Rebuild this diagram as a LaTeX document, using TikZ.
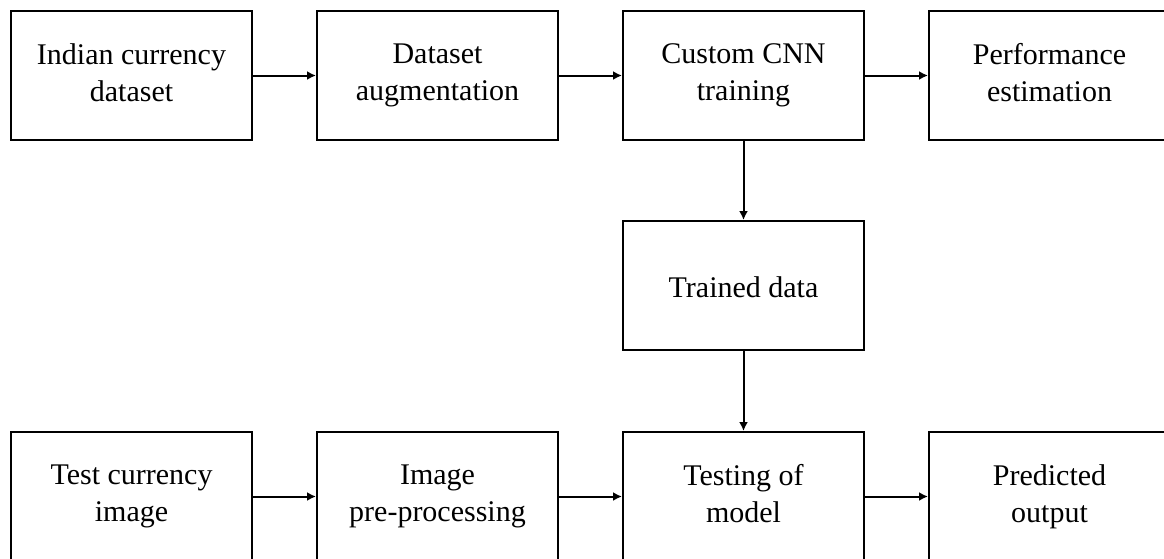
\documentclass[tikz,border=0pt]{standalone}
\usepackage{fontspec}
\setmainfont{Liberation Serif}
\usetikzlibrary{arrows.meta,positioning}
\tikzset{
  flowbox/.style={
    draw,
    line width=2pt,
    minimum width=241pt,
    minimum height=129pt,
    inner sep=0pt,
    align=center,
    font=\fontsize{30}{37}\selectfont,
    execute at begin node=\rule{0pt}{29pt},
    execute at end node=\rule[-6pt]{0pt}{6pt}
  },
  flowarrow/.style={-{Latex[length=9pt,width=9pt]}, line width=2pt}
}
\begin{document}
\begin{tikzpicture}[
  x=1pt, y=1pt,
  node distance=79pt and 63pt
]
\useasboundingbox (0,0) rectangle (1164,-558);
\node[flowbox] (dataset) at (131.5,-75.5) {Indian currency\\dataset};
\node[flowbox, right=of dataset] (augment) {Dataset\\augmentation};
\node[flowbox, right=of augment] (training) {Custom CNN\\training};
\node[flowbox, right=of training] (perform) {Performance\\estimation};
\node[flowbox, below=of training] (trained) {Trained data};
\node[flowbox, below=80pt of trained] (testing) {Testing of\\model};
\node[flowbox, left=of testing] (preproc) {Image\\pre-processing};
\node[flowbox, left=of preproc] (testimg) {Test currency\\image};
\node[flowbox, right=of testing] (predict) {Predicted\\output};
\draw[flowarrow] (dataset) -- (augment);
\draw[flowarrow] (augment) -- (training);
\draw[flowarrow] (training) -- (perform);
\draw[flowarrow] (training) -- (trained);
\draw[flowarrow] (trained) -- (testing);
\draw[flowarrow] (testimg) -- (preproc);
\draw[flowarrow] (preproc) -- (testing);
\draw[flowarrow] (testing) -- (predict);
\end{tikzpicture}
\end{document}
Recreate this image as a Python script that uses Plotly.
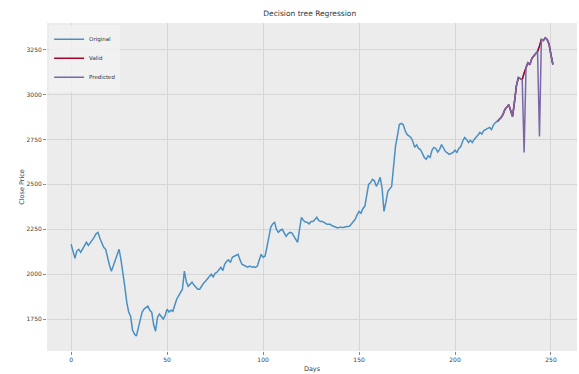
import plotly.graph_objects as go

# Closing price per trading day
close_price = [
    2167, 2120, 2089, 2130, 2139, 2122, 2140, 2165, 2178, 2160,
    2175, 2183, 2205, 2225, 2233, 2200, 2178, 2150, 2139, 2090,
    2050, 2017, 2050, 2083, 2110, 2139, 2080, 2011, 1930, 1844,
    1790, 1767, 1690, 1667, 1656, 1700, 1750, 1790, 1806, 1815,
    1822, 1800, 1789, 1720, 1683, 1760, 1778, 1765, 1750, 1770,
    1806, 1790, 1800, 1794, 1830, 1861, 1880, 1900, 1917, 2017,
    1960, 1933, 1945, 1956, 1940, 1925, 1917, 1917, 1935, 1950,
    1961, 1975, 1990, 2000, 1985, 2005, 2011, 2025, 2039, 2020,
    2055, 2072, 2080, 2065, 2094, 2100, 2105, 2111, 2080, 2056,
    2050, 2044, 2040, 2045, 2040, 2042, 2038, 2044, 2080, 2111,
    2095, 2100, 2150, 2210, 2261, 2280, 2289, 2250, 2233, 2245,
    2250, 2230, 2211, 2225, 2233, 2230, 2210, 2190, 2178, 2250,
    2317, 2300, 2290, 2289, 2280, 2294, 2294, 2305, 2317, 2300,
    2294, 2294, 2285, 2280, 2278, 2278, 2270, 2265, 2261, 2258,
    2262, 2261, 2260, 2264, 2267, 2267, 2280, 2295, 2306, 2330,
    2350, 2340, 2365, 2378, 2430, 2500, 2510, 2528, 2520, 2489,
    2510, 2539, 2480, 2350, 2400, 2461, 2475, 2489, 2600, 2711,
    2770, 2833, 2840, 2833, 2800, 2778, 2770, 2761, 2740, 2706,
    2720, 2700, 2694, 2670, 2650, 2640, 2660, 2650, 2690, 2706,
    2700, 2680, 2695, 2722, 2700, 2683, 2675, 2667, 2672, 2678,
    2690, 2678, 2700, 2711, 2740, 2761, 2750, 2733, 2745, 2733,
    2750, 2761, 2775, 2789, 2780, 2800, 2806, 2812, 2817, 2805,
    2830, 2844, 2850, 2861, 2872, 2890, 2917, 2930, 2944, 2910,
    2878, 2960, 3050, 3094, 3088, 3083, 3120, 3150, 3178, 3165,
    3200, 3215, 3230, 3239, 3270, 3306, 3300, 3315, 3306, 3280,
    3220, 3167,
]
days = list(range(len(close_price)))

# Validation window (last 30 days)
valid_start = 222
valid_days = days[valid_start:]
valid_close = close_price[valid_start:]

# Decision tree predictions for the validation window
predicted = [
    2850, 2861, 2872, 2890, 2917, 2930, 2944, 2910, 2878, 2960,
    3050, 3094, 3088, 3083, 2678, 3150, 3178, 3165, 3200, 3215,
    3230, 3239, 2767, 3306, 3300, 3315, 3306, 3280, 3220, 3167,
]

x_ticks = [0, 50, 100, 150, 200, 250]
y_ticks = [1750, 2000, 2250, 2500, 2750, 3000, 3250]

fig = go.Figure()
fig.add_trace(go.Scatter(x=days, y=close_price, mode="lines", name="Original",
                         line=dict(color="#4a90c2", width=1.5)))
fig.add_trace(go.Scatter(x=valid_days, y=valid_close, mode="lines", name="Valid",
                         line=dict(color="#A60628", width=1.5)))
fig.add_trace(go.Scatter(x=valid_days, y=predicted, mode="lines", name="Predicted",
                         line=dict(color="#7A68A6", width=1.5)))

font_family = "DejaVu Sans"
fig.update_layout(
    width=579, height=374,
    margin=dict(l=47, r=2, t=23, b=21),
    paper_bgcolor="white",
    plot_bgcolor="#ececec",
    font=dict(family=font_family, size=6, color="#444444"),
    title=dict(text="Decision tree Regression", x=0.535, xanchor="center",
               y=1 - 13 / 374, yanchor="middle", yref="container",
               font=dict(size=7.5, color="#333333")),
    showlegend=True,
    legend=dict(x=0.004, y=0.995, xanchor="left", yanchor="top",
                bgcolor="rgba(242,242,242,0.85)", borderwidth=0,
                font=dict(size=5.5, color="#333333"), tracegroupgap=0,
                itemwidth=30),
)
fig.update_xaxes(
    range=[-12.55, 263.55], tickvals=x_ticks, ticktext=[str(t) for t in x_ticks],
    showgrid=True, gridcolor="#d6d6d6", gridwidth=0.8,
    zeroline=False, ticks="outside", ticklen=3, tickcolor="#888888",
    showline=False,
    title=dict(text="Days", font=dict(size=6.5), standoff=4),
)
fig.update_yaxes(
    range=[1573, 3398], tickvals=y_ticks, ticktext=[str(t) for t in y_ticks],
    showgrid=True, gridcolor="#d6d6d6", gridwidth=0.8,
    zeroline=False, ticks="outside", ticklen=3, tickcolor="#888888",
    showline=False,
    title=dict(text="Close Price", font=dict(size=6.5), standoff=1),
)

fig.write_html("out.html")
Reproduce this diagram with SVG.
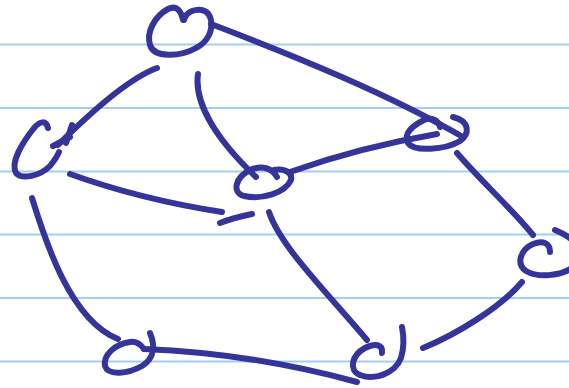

-*-

§ Given exercise
The records above are to be restated exactly, without their pictures.

§ Full response
Rebuild this diagram as a LaTeX document, using TikZ.
\documentclass[tikz,border=0pt]{standalone}
\usepackage{fontspec}
\setmainfont{Liberation Serif}
\usetikzlibrary{arrows.meta,positioning}
\tikzset{
  flowbox/.style={
    draw,
    line width=2pt,
    minimum width=241pt,
    minimum height=129pt,
    inner sep=0pt,
    align=center,
    font=\fontsize{30}{37}\selectfont,
    execute at begin node=\rule{0pt}{29pt},
    execute at end node=\rule[-6pt]{0pt}{6pt}
  },
  flowarrow/.style={-{Latex[length=9pt,width=9pt]}, line width=2pt}
}
\begin{document}
\begin{tikzpicture}[
  x=1pt, y=1pt,
  node distance=79pt and 63pt
]
\useasboundingbox (0,0) rectangle (1164,-558);
\node[flowbox] (dataset) at (131.5,-75.5) {Indian currency\\dataset};
\node[flowbox, right=of dataset] (augment) {Dataset\\augmentation};
\node[flowbox, right=of augment] (training) {Custom CNN\\training};
\node[flowbox, right=of training] (perform) {Performance\\estimation};
\node[flowbox, below=of training] (trained) {Trained data};
\node[flowbox, below=80pt of trained] (testing) {Testing of\\model};
\node[flowbox, left=of testing] (preproc) {Image\\pre-processing};
\node[flowbox, left=of preproc] (testimg) {Test currency\\image};
\node[flowbox, right=of testing] (predict) {Predicted\\output};
\draw[flowarrow] (dataset) -- (augment);
\draw[flowarrow] (augment) -- (training);
\draw[flowarrow] (training) -- (perform);
\draw[flowarrow] (training) -- (trained);
\draw[flowarrow] (trained) -- (testing);
\draw[flowarrow] (testimg) -- (preproc);
\draw[flowarrow] (preproc) -- (testing);
\draw[flowarrow] (testing) -- (predict);
\end{tikzpicture}
\end{document}
Recreate this image as a Python script that uses Plotly.
import plotly.graph_objects as go

# Closing price per trading day
close_price = [
    2167, 2120, 2089, 2130, 2139, 2122, 2140, 2165, 2178, 2160,
    2175, 2183, 2205, 2225, 2233, 2200, 2178, 2150, 2139, 2090,
    2050, 2017, 2050, 2083, 2110, 2139, 2080, 2011, 1930, 1844,
    1790, 1767, 1690, 1667, 1656, 1700, 1750, 1790, 1806, 1815,
    1822, 1800, 1789, 1720, 1683, 1760, 1778, 1765, 1750, 1770,
    1806, 1790, 1800, 1794, 1830, 1861, 1880, 1900, 1917, 2017,
    1960, 1933, 1945, 1956, 1940, 1925, 1917, 1917, 1935, 1950,
    1961, 1975, 1990, 2000, 1985, 2005, 2011, 2025, 2039, 2020,
    2055, 2072, 2080, 2065, 2094, 2100, 2105, 2111, 2080, 2056,
    2050, 2044, 2040, 2045, 2040, 2042, 2038, 2044, 2080, 2111,
    2095, 2100, 2150, 2210, 2261, 2280, 2289, 2250, 2233, 2245,
    2250, 2230, 2211, 2225, 2233, 2230, 2210, 2190, 2178, 2250,
    2317, 2300, 2290, 2289, 2280, 2294, 2294, 2305, 2317, 2300,
    2294, 2294, 2285, 2280, 2278, 2278, 2270, 2265, 2261, 2258,
    2262, 2261, 2260, 2264, 2267, 2267, 2280, 2295, 2306, 2330,
    2350, 2340, 2365, 2378, 2430, 2500, 2510, 2528, 2520, 2489,
    2510, 2539, 2480, 2350, 2400, 2461, 2475, 2489, 2600, 2711,
    2770, 2833, 2840, 2833, 2800, 2778, 2770, 2761, 2740, 2706,
    2720, 2700, 2694, 2670, 2650, 2640, 2660, 2650, 2690, 2706,
    2700, 2680, 2695, 2722, 2700, 2683, 2675, 2667, 2672, 2678,
    2690, 2678, 2700, 2711, 2740, 2761, 2750, 2733, 2745, 2733,
    2750, 2761, 2775, 2789, 2780, 2800, 2806, 2812, 2817, 2805,
    2830, 2844, 2850, 2861, 2872, 2890, 2917, 2930, 2944, 2910,
    2878, 2960, 3050, 3094, 3088, 3083, 3120, 3150, 3178, 3165,
    3200, 3215, 3230, 3239, 3270, 3306, 3300, 3315, 3306, 3280,
    3220, 3167,
]
days = list(range(len(close_price)))

# Validation window (last 30 days)
valid_start = 222
valid_days = days[valid_start:]
valid_close = close_price[valid_start:]

# Decision tree predictions for the validation window
predicted = [
    2850, 2861, 2872, 2890, 2917, 2930, 2944, 2910, 2878, 2960,
    3050, 3094, 3088, 3083, 2678, 3150, 3178, 3165, 3200, 3215,
    3230, 3239, 2767, 3306, 3300, 3315, 3306, 3280, 3220, 3167,
]

x_ticks = [0, 50, 100, 150, 200, 250]
y_ticks = [1750, 2000, 2250, 2500, 2750, 3000, 3250]

fig = go.Figure()
fig.add_trace(go.Scatter(x=days, y=close_price, mode="lines", name="Original",
                         line=dict(color="#4a90c2", width=1.5)))
fig.add_trace(go.Scatter(x=valid_days, y=valid_close, mode="lines", name="Valid",
                         line=dict(color="#A60628", width=1.5)))
fig.add_trace(go.Scatter(x=valid_days, y=predicted, mode="lines", name="Predicted",
                         line=dict(color="#7A68A6", width=1.5)))

font_family = "DejaVu Sans"
fig.update_layout(
    width=579, height=374,
    margin=dict(l=47, r=2, t=23, b=21),
    paper_bgcolor="white",
    plot_bgcolor="#ececec",
    font=dict(family=font_family, size=6, color="#444444"),
    title=dict(text="Decision tree Regression", x=0.535, xanchor="center",
               y=1 - 13 / 374, yanchor="middle", yref="container",
               font=dict(size=7.5, color="#333333")),
    showlegend=True,
    legend=dict(x=0.004, y=0.995, xanchor="left", yanchor="top",
                bgcolor="rgba(242,242,242,0.85)", borderwidth=0,
                font=dict(size=5.5, color="#333333"), tracegroupgap=0,
                itemwidth=30),
)
fig.update_xaxes(
    range=[-12.55, 263.55], tickvals=x_ticks, ticktext=[str(t) for t in x_ticks],
    showgrid=True, gridcolor="#d6d6d6", gridwidth=0.8,
    zeroline=False, ticks="outside", ticklen=3, tickcolor="#888888",
    showline=False,
    title=dict(text="Days", font=dict(size=6.5), standoff=4),
)
fig.update_yaxes(
    range=[1573, 3398], tickvals=y_ticks, ticktext=[str(t) for t in y_ticks],
    showgrid=True, gridcolor="#d6d6d6", gridwidth=0.8,
    zeroline=False, ticks="outside", ticklen=3, tickcolor="#888888",
    showline=False,
    title=dict(text="Close Price", font=dict(size=6.5), standoff=1),
)

fig.write_html("out.html")
Reproduce this diagram with SVG.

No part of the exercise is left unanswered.